Seventy years after it was rushed into print, a history book beloved by readers of all ages around the world is finally coming out in English.

Unemployed at the time, he worked hard on his tour of the ages through the eyes of a child: He set a goal of doing a chapter a day, read passages aloud to his wife, Ilse, and tapped into the narrative voice he had recently developed when he tried to explain his doctoral thesis to the daughter of family friends.

What seemed like a rush job was treated by reviewers and the general public as an admirable, accessible summary. "A Little History of the World" was an instant success and has been translated into 18 languages, selling hundreds of thousands of copies.

But for decades there was no English translation, even though Gombrich spent much of his life in London and wrote his other books in English. During those years, he was busy with other projects and thought "A Little History" more of interest to European readers. Only late in life did he get around to the English text.

"All stories begin with, `Once upon a time,'" is how the book begins. "And that's just what this story is all about, what happened, once upon a time."

"A Little History" is under 300 pages and its 40 chapters move quickly from Earth's formation to the Cold War era, touching upon ancient Greece and Rome, the rise of Christianity, the Renaissance, the Reformation, the Enlightenment, technology and world wars.

The book is meant to inform and to raise questions.
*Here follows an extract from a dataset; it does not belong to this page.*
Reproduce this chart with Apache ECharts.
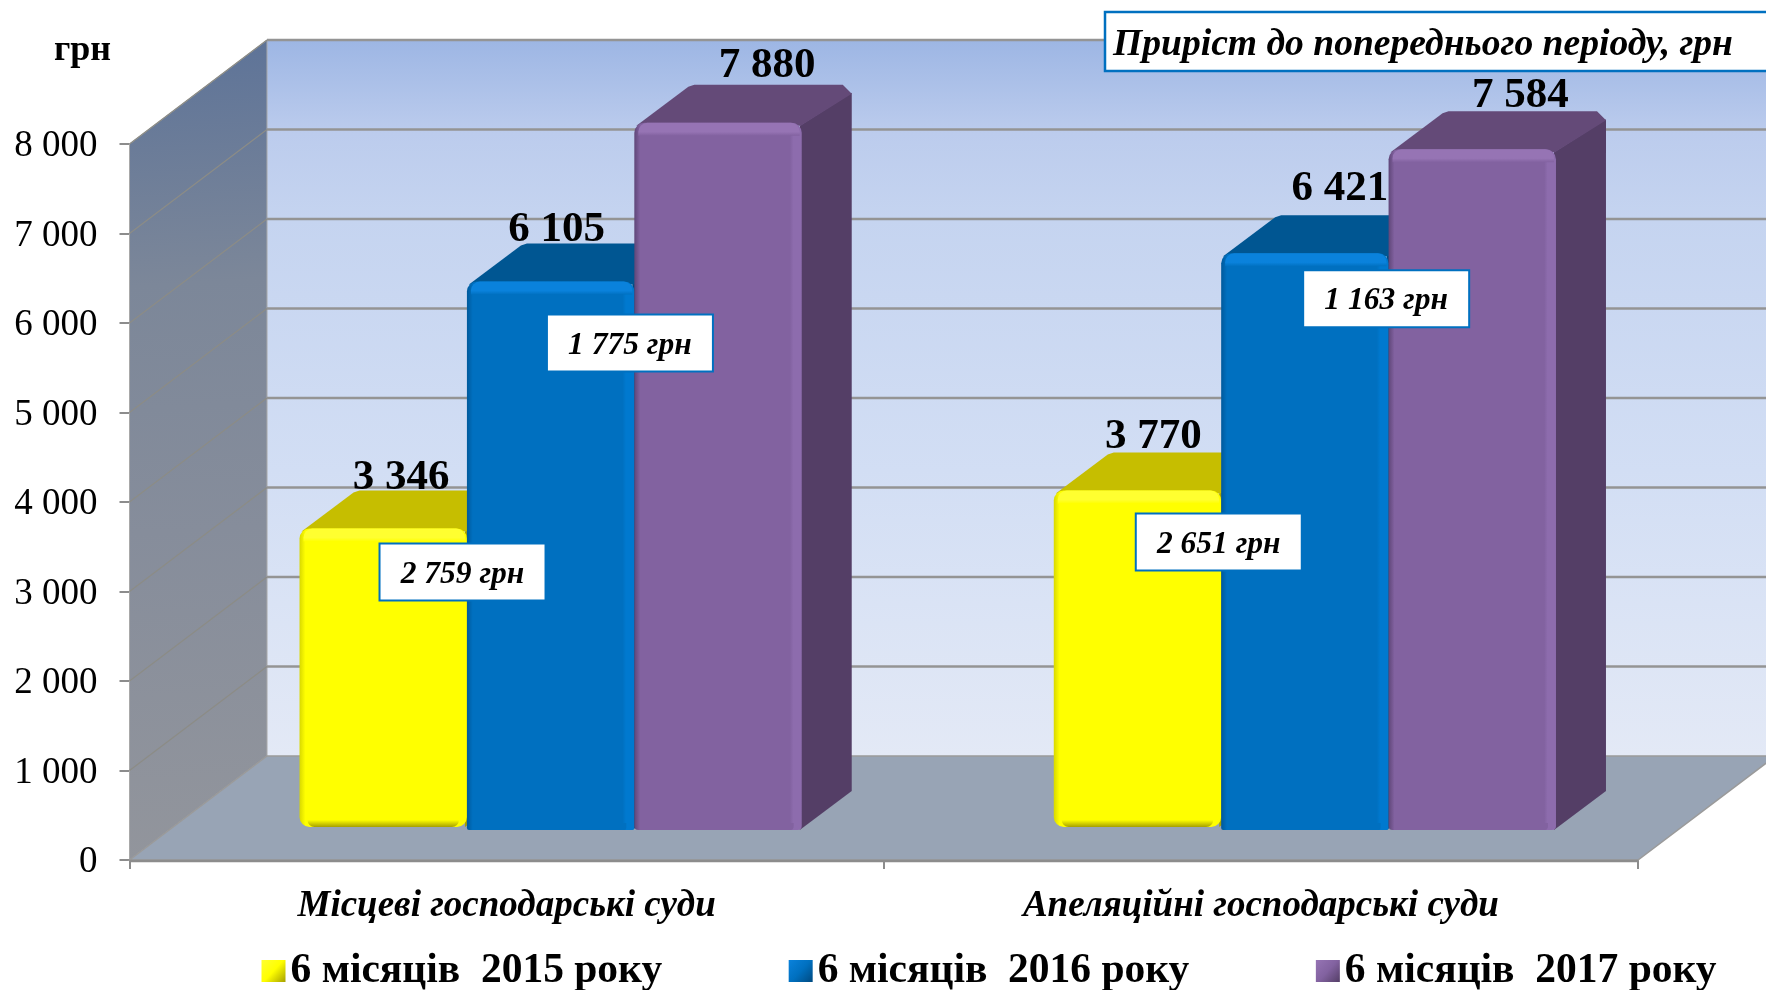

The Nazis banned "A Little History" because they thought it was too pacifist; Gombrich questions the meaning of war, and champions what he calls the principles of the Enlightenment: "tolerance, reason and humanity."

Gombrich attempts to address the violence of history without unduly upsetting his readers. "If I wished, I could write many more chapters on the wars between the Catholics and the Protestants," he writes of the 17th-century religious conflicts. "But I won't."